According to medieval theologians, “a leap of faith” was necessary when a good Christian, unable to attain truth through philosophy and logic, relied on sheer belief in God to sustain him. We may live in a modern secular democracy, but the American public’s opinions and voting patterns, true to tradition, are all too often determined by taking on faith the statements of likable fellows we elect to public office. As a people, we are shrewd, patriotic and hustling, but we also tend to be gullible. This, after all, is the country that went to war against Spain because of a false charge, heavily laid on by Washington, that Spaniards had blown up a U.S. warship in Havana; that ate Liberty steaks in place of hamburger and believed that German troops in World War I impaled Belgian babies on their bayonets; and that tolerated the incarceration of more than 100,000 Japanese Americans without any evidence of disloyalty for the duration of World War II.

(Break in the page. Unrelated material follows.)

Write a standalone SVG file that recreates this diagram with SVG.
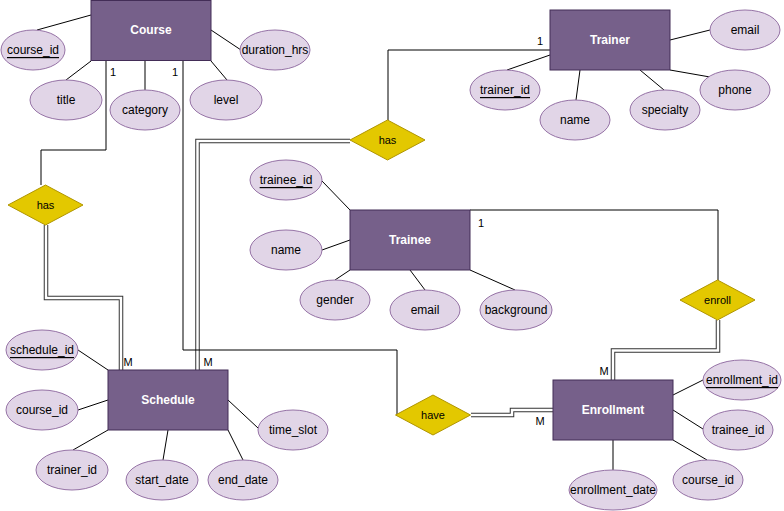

This time, we rebounded from the 9/11 attacks with an initially successful assault on the Taliban and Al Qaeda fanatics in Afghanistan, then hastily went to war in Iraq ostensibly to head off more terrorist attacks on the U.S. Our occupation of Iraq has been bumbling, in large part because we didn’t bother to learn much about the country and its cultures. Meanwhile, we allowed the Taliban and the Afghan warlords to retake chunks of Afghanistan.

Unquestionably, the world is better off with Hussein in captivity. And who can quarrel with Bush’s lofty goal of bringing democracy, single-handedly, to a hostile Middle East, even if he isn’t exactly sure how he’s going to do it? But let’s not join the new right-wing centrists in denouncing Dean’s criticisms of the Bush foreign policy as radical cliff-jumping. Let’s try to make the presidential nominating campaign into a more level playing field. Dean’s multilateralism in foreign policy seems far more centrist than Bush’s polarizing “us or them” approach. For a trusting American public to meekly support the administration’s grand design without examining the arguments for and against it is a leap of faith that a working democracy can ill afford.